Antibiotic-resistant bacteria growing on the surfaces of medical implants have been treated with ‘living medicine,’ according to researchers. The treatment was developed by removing the ability of a common bacteria to cause disease and repurposing it to attack harmful microbes instead. The findings are an important first step toward developing new treatments for these infections, which account for 80% of all infections acquired in hospital settings.
The Centre for Genomic Regulation (CRG) and Pulmobiotics S.L researchers developed the first ‘living medicine’ to treat antibiotic-resistant bacteria that grow on the surfaces of medical implants. The treatment was developed by removing the ability of a common bacteria to cause disease and repurposing it to attack harmful microbes instead.
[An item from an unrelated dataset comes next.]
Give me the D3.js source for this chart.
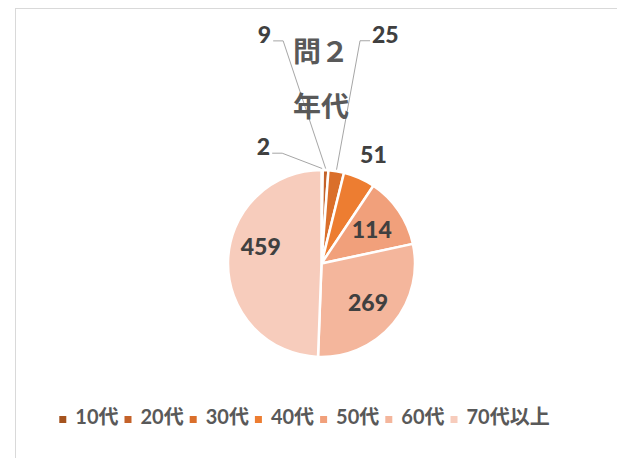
<!DOCTYPE html>
<html>
<head>
<meta charset="utf-8">
<script src="https://cdn.jsdelivr.net/npm/d3@7"></script>
<style>
html,body{margin:0;padding:0;background:#fff;}
svg{display:block;}
</style>
</head>
<body>
<svg id="chart" width="617" height="458"></svg>
<script>
// ---- data ----
const categories = ["10代", "20代", "30代", "40代", "50代", "60代", "70代以上"];
const values = [2, 9, 25, 51, 114, 269, 459];
const colors = ["#A5531E", "#C4622A", "#DA6F2B", "#ED7D31", "#F1A07B", "#F4B69C", "#F7CCBC"];
const titleLines = ["問２", "年代"];
// label placement for the small slices (angle in degrees from top, radius as multiple of pie radius)
const calloutPlacement = [
  {i: 0, angle: -26.5, k: 1.39, side: "left",  leader: true},
  {i: 1, angle: -14.0, k: 2.52, side: "left",  leader: true},
  {i: 2, angle: 15.6,  k: 2.54, side: "right", leader: true},
  {i: 3, angle: 25.5,  k: 1.29, side: "right", leader: false}
];

const W = 617, H = 458;
const cx = 321.5, cy = 263.5, R = 93.5;
const fontLatin = "Lato, 'Noto Sans CJK JP', sans-serif";
const fontCJK = "'Noto Sans CJK JP', 'Noto Sans', sans-serif";

const svg = d3.select("#chart");
svg.append("rect").attr("width", W).attr("height", H).attr("fill", "#fff");
// chart area border
svg.append("rect").attr("x", 15.5).attr("y", 8.5).attr("width", W + 20).attr("height", H + 20)
  .attr("fill", "none").attr("stroke", "#D9D9D9").attr("stroke-width", 1);

const data = categories.map((c, i) => ({cat: c, value: values[i], color: colors[i], i}));
const pie = d3.pie().value(d => d.value).sort(null);
const arcs = pie(data);
const arc = d3.arc().innerRadius(0).outerRadius(R);
const labelArc = d3.arc().innerRadius(R * 0.65).outerRadius(R * 0.65);

const g = svg.append("g").attr("transform", `translate(${cx},${cy})`);
g.selectAll("path.slice").data(arcs).join("path")
  .attr("class", "slice")
  .attr("d", arc)
  .attr("fill", d => d.data.color)
  .attr("stroke", "#fff")
  .attr("stroke-width", 2.5)
  .attr("stroke-linejoin", "round");

// inside labels for the large slices
const smallIdx = new Set(calloutPlacement.map(p => p.i));
g.selectAll("text.inlab").data(arcs.filter(d => !smallIdx.has(d.data.i))).join("text")
  .attr("class", "inlab")
  .attr("x", d => labelArc.centroid(d)[0])
  .attr("y", d => labelArc.centroid(d)[1] - (d.data.i === 6 ? 16 : 0))
  .attr("dy", "0.36em")
  .attr("text-anchor", "middle")
  .attr("font-family", fontLatin)
  .attr("font-weight", 900)
  .attr("font-size", 23)
  .attr("fill", "#404040")
  .text(d => d.data.value);

// callout labels
calloutPlacement.forEach(p => {
  const a = p.angle * Math.PI / 180;
  const lx = Math.sin(a) * R * p.k;
  const ly = -Math.cos(a) * R * p.k;
  const t = g.append("text")
    .attr("x", lx).attr("y", ly).attr("dy", "0.36em")
    .attr("text-anchor", "middle")
    .attr("font-family", fontLatin)
    .attr("font-weight", 900)
    .attr("font-size", 23)
    .attr("fill", "#404040")
    .text(values[p.i]);
  if (p.leader) {
    const bb = t.node().getBBox();
    const d = arcs[p.i];
    const mid = (d.startAngle + d.endAngle) / 2;
    const ex = Math.sin(mid) * (R + 1.5);
    const ey = -Math.cos(mid) * (R + 1.5);
    const yLine = ly + 6;
    const x0 = p.side === "left" ? bb.x + bb.width + 2 : bb.x - 2;
    const x1 = p.side === "left" ? x0 + 10 : x0 - 10;
    g.append("path")
      .attr("d", d3.line()([[x0, yLine], [x1, yLine], [ex, ey]]))
      .attr("fill", "none")
      .attr("stroke", "#A6A6A6")
      .attr("stroke-width", 1);
  }
});

// title (two lines)
svg.append("g").selectAll("text").data(titleLines).join("text")
  .attr("x", 321)
  .attr("y", (d, i) => 62 + i * 55)
  .attr("text-anchor", "middle")
  .attr("font-family", fontCJK)
  .attr("font-weight", "bold")
  .attr("font-size", 28)
  .attr("fill", "#595959")
  .text(d => d);

// legend
const legend = svg.append("g");
const items = legend.selectAll("g").data(data).join("g");
items.append("rect").attr("width", 7).attr("height", 7).attr("fill", d => d.color);
items.append("text")
  .attr("x", 16).attr("y", 8)
  .attr("font-family", fontLatin)
  .attr("font-weight", "bold")
  .attr("font-size", 20)
  .attr("fill", "#595959")
  .text(d => d.cat);
let offs = 0;
const positions = [];
items.each(function() {
  const w = d3.select(this).select("text").node().getComputedTextLength();
  positions.push(offs);
  offs += 16 + w + 6;
});
const totalW = offs - 6;
const startX = 304.5 - totalW / 2;
items.attr("transform", (d, i) => `translate(${startX + positions[i]},416)`);
</script>
</body>
</html>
The experimental treatment was tested on infected catheters in vitro, ex vivo, and in vivo, and it effectively treated infections in all three methods. Injecting the therapy under the skin of mice, according to the authors, treated infections in 82 percent of the treated animals.
The findings are an important first step toward developing new treatments for infections that affect medical implants like catheters, pacemakers, and prosthetic joints. These are antibiotic-resistant and account for 80 percent of all infections acquired in hospital settings.
Bacteria are ideal vehicles for ‘living medicine,’ as they can transport any therapeutic protein to treat the cause of a disease. One of the most significant advantages of the technology is that once at their destination, bacterial vectors provide continuous and localized production of the therapeutic molecule.
Professor Luis Serrano
The findings were published in the journal Molecular Systems Biology today. The “la Caixa” Foundation through the CaixaResearch Health call, the European Research Council (ERC), the MycoSynVac project under the EU’s Horizon 2020 research and innovation programme, the Generalitat de Catalunya, and the Instituto de Salud Carlos III have all contributed to this work.
The new treatment specifically targets biofilms, which are colonies of bacterial cells that adhere to a surface. Biofilms thrive on the surfaces of medical implants, where they form impenetrable structures that prevent antibiotics or the human immune system from destroying the bacteria embedded within. Antibiotic resistance in biofilm-associated bacteria can be a thousand times greater than in free-floating bacteria.
One of the most common species of biofilm-associated bacteria is Staphylococcus aureus. S. aureus infections do not respond to standard antibiotics, necessitating surgical removal of any infected medical implants. Alternative therapies include the use of antibodies or enzymes, but these are broad-spectrum treatments that are extremely toxic to normal tissues and cells, resulting in unintended side effects.
The study’s authors hypothesized that introducing living organisms that directly produce enzymes in the vicinity of biofilms is a safer and less expensive method of treating infections. Bacteria are an ideal vector because their genomes are small and easily modified through simple genetic manipulation.
The researchers chose to engineer Mycoplasma pneumoniae, a common species of bacteria that lacks a cell wall, to make it easier to release therapeutic molecules that fight infection while also helping it avoid detection by the human immune system. Other benefits of using M. pneumoniae as a vector include its low risk of acquiring new abilities and its inability to transfer any of its modified genes to other microbes in the vicinity.
M. pneumoniae was first engineered to be non-pathogenic. Further modifications caused it to produce two distinct enzymes capable of dissolving biofilms and attacking the cell walls of the bacteria embedded within. The bacteria was also modified so that it secretes antimicrobial enzymes more efficiently.
Because M. pneumoniae is naturally adapted to the lung, the researchers hope to use the modified bacteria to treat biofilms that form around breathing tubes first. “Based on synthetic biology and live biotherapeutics, our technology has been designed to meet all safety and efficacy standards for use in the lung, with respiratory diseases being one of the first targets. Our next challenge will be to address large-scale production and manufacturing, and we anticipate beginning clinical trials in 2023 “Mara Lluch, co-corresponding author of the study and Chief Science Officer of Pulmobiotics, explains.
Other diseases may benefit from the modified bacteria in the long run. “Bacteria are ideal vehicles for ‘living medicine,’ as they can transport any therapeutic protein to treat the cause of a disease. One of the most significant advantages of the technology is that once at their destination, bacterial vectors provide continuous and localized production of the therapeutic molecule. Our bacteria, like any other vehicle, can be modified to carry different payloads that target different diseases, with potentially more applications in the future” says ICREA Research Professor Luis Serrano, Director of the CRG and study co-author.